TASK.
Skip every picture and transcribe the remaining material exactly.

STORED DATA.
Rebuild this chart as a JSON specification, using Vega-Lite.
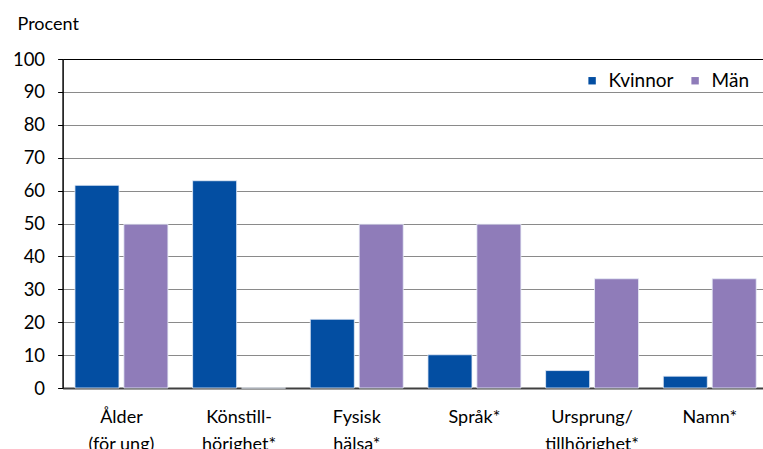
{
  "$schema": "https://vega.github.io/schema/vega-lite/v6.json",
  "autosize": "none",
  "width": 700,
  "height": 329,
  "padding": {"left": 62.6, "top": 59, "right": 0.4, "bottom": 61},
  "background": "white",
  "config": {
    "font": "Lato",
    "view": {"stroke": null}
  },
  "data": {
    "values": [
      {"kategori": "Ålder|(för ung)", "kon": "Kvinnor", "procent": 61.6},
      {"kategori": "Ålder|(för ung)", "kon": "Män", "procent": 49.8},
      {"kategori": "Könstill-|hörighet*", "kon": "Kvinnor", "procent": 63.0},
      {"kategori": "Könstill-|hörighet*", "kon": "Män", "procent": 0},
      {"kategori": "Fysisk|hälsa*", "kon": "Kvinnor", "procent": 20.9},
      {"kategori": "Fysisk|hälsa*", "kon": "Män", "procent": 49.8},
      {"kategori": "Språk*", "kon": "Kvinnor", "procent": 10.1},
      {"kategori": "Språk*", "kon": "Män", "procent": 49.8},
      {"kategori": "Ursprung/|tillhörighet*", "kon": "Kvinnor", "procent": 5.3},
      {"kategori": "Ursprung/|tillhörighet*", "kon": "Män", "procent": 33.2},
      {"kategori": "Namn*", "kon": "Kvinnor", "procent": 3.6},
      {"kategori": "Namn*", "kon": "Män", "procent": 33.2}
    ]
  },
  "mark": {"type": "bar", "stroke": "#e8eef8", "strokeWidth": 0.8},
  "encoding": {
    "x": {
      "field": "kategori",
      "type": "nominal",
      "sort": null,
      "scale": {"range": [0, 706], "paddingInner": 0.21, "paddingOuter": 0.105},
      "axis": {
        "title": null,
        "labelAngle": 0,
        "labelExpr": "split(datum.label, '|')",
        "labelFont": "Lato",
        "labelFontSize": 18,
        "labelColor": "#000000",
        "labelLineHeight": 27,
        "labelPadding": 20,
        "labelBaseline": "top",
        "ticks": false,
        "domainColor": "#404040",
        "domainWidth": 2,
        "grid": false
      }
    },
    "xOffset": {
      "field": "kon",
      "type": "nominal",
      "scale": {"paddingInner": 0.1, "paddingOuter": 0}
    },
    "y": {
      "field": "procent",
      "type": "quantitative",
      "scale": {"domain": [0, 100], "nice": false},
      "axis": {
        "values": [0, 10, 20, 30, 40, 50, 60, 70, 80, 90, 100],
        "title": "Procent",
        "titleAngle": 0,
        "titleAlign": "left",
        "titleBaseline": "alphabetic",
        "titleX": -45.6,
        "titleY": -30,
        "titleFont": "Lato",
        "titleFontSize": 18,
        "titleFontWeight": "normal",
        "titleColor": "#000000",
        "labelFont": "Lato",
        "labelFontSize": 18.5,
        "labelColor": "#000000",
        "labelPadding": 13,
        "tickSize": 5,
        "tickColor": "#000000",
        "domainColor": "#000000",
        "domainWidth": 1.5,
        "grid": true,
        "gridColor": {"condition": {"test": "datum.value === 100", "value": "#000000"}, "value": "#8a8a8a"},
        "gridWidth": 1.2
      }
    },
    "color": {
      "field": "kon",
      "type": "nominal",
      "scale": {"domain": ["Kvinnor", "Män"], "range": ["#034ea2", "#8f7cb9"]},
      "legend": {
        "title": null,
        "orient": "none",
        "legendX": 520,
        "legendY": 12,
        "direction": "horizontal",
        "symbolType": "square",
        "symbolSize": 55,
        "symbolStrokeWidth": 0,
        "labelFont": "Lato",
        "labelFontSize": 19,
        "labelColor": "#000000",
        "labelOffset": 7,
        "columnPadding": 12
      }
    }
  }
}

EXERCISE RESPONSE.
Rebuild this chart as a JSON specification, using Vega-Lite.
{
  "$schema": "https://vega.github.io/schema/vega-lite/v6.json",
  "autosize": "none",
  "width": 700,
  "height": 329,
  "padding": {"left": 62.6, "top": 59, "right": 0.4, "bottom": 61},
  "background": "white",
  "config": {
    "font": "Lato",
    "view": {"stroke": null}
  },
  "data": {
    "values": [
      {"kategori": "Ålder|(för ung)", "kon": "Kvinnor", "procent": 61.6},
      {"kategori": "Ålder|(för ung)", "kon": "Män", "procent": 49.8},
      {"kategori": "Könstill-|hörighet*", "kon": "Kvinnor", "procent": 63.0},
      {"kategori": "Könstill-|hörighet*", "kon": "Män", "procent": 0},
      {"kategori": "Fysisk|hälsa*", "kon": "Kvinnor", "procent": 20.9},
      {"kategori": "Fysisk|hälsa*", "kon": "Män", "procent": 49.8},
      {"kategori": "Språk*", "kon": "Kvinnor", "procent": 10.1},
      {"kategori": "Språk*", "kon": "Män", "procent": 49.8},
      {"kategori": "Ursprung/|tillhörighet*", "kon": "Kvinnor", "procent": 5.3},
      {"kategori": "Ursprung/|tillhörighet*", "kon": "Män", "procent": 33.2},
      {"kategori": "Namn*", "kon": "Kvinnor", "procent": 3.6},
      {"kategori": "Namn*", "kon": "Män", "procent": 33.2}
    ]
  },
  "mark": {"type": "bar", "stroke": "#e8eef8", "strokeWidth": 0.8},
  "encoding": {
    "x": {
      "field": "kategori",
      "type": "nominal",
      "sort": null,
      "scale": {"range": [0, 706], "paddingInner": 0.21, "paddingOuter": 0.105},
      "axis": {
        "title": null,
        "labelAngle": 0,
        "labelExpr": "split(datum.label, '|')",
        "labelFont": "Lato",
        "labelFontSize": 18,
        "labelColor": "#000000",
        "labelLineHeight": 27,
        "labelPadding": 20,
        "labelBaseline": "top",
        "ticks": false,
        "domainColor": "#404040",
        "domainWidth": 2,
        "grid": false
      }
    },
    "xOffset": {
      "field": "kon",
      "type": "nominal",
      "scale": {"paddingInner": 0.1, "paddingOuter": 0}
    },
    "y": {
      "field": "procent",
      "type": "quantitative",
      "scale": {"domain": [0, 100], "nice": false},
      "axis": {
        "values": [0, 10, 20, 30, 40, 50, 60, 70, 80, 90, 100],
        "title": "Procent",
        "titleAngle": 0,
        "titleAlign": "left",
        "titleBaseline": "alphabetic",
        "titleX": -45.6,
        "titleY": -30,
        "titleFont": "Lato",
        "titleFontSize": 18,
        "titleFontWeight": "normal",
        "titleColor": "#000000",
        "labelFont": "Lato",
        "labelFontSize": 18.5,
        "labelColor": "#000000",
        "labelPadding": 13,
        "tickSize": 5,
        "tickColor": "#000000",
        "domainColor": "#000000",
        "domainWidth": 1.5,
        "grid": true,
        "gridColor": {"condition": {"test": "datum.value === 100", "value": "#000000"}, "value": "#8a8a8a"},
        "gridWidth": 1.2
      }
    },
    "color": {
      "field": "kon",
      "type": "nominal",
      "scale": {"domain": ["Kvinnor", "Män"], "range": ["#034ea2", "#8f7cb9"]},
      "legend": {
        "title": null,
        "orient": "none",
        "legendX": 520,
        "legendY": 12,
        "direction": "horizontal",
        "symbolType": "square",
        "symbolSize": 55,
        "symbolStrokeWidth": 0,
        "labelFont": "Lato",
        "labelFontSize": 19,
        "labelColor": "#000000",
        "labelOffset": 7,
        "columnPadding": 12
      }
    }
  }
}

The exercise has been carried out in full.